I remember that when I was living in Portland, Oregon there was a very popular t-shirt that said, "Love See No Color." I was walking down the street with a friend (who happened to be "of color") one day when we spotted a street vendor with a cart full of these shirts and she said, "You know, what that shirt should say is 'Love See Every Color.'" Good point. And I think that particular point holds true for sex (and gender) as well. We feminists shouldn't be blind to sex, instead we should find ways for people to overcome the cultural expectations and limitations (gender) assigned to them on the basis of their sex. And explore ways to love and accept gender in all its facets and forms. So you see, while we do have to get over "labeling people by gender" we don't have to get over labeling people by sex because sex is a label. (By the way, there is the argument that people should be allowed to choose their own sexual label, just to complicate things further.) I know, I know, clear as mud.

What I'm trying to say is I think that accepting the baby that is born to you regardless of his/her sex is compatible with also wanting to have the experience of raising a child of a particular sex.
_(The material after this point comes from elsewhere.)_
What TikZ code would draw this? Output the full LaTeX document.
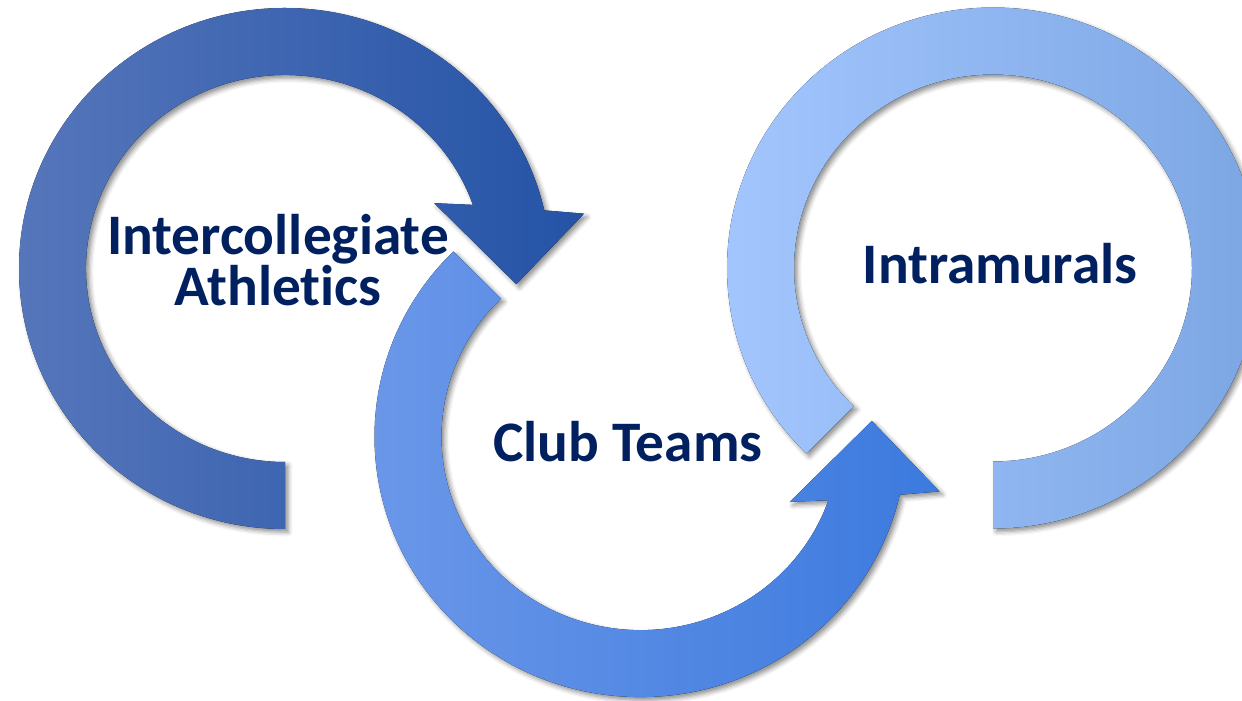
\documentclass[tikz,border=0pt]{standalone}
\usepackage{fontspec}
\newfontfamily\lblfont{Carlito}[Ligatures=NoCommon]
\usetikzlibrary{shadows.blur}

\definecolor{navy}{RGB}{0,32,96}
\definecolor{darkL}{RGB}{86,118,187}
\definecolor{darkR}{RGB}{36,83,166}
\definecolor{midL}{RGB}{108,152,233}
\definecolor{midR}{RGB}{60,122,222}
\definecolor{lightL}{RGB}{165,199,255}
\definecolor{lightR}{RGB}{122,165,226}

\begin{document}
\begin{tikzpicture}[x=0.01cm, y=-0.01cm,
            ring/.style={blur shadow={shadow xshift=0.9pt, shadow yshift=-0.9pt,
                        shadow blur radius=1.3pt, shadow opacity=45}},
            lbl/.style={text=navy, font=\lblfont\bfseries\fontsize{16.3}{14.6}\selectfont,
                    align=center, inner sep=0pt}
        ]
        \useasboundingbox (0,0) rectangle (1242,701);
        \clip (0,0) rectangle (1242,701);

        % Right ring, open at the lower left
        \begin{scope}[shift={(993,268)}]
            \fill[ring, left color=lightL, right color=lightR]
            (134.6:266 and 260.5) arc[start angle=134.6, end angle=450, x radius=266, y radius=260.5]
            -- (450:199 and 193.5) arc[start angle=450, end angle=134.4, x radius=199, y radius=193.5]
            -- cycle;
        \end{scope}

        % Middle arrow, turning up into the right ring
        \begin{scope}[shift={(640.5,436.6)}]
            \fill[ring, left color=midL, right color=midR]
            (225.3:266 and 260.5) arc[start angle=225.3, end angle=12.9, x radius=266, y radius=260.5]
            -- (299,54.8) -- (231.3,-15.7) -- (149.3,65.3)
            -- (19.2:199 and 193.5) arc[start angle=19.2, end angle=225.5, x radius=199, y radius=193.5]
            -- cycle;
        \end{scope}

        % Left arrow, turning down into the middle one
        \begin{scope}[shift={(285,268.5)}]
            \fill[ring, left color=darkL, right color=darkR]
            (90:266 and 260.5) arc[start angle=90, end angle=347.1, x radius=266, y radius=260.5]
            -- (299,-54.8) -- (231.3,15.7) -- (149.3,-65.3)
            -- (340.8:199 and 193.5) arc[start angle=340.8, end angle=90, x radius=199, y radius=193.5]
            -- cycle;
        \end{scope}

        % Labels
        \node[lbl, anchor=base] (inter) at (278,306) {Intercollegiate\\Athletics};
        \node[lbl, anchor=base] (club) at (628,462) {Club Teams};
        \node[lbl, anchor=base] (intra) at (1000,284) {Intramurals};
    \end{tikzpicture}
\end{document}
Some of us feminists want daughters because we want to right the wrongs we've experienced. We want to give them a head-start on wisdom by sharing our own. We want to raise future feminist leaders to share with the world. We want to rediscover the particularly feminine experience with our daughter.

Some of us feminists want sons because we're afraid the wrongs we've experienced can't be made right. We're afraid that the wisdom we've gleaned came from events to painful to face again with our daughters. We want to raise pro-feminist men to share with the world. We want to understand the experience of being a boy in a culture of male-privilege that isn't any safer for men than it is for women.

Is it ok to want these things? Of course. And, I think, perfectly natural. Wanting gives us a chance to explore our own hearts, to figure out what that want says about us. Personally, I dread having a daughter (although I have a secret yearning for one, too) because the idea of watching her struggle with adolescence makes my teeth hurt. My pregnant sister on the other hand wants a daughter so bad that she's practically wringing her hands over the prospect of this fetus not being one. And we're both feminists.

Forgive yourself for wanting a daughter. It's really ok. And remember that even if you're never blessed with a little girl-child, there are plenty of girls and young women who could use a feminist fairy godmother and role model.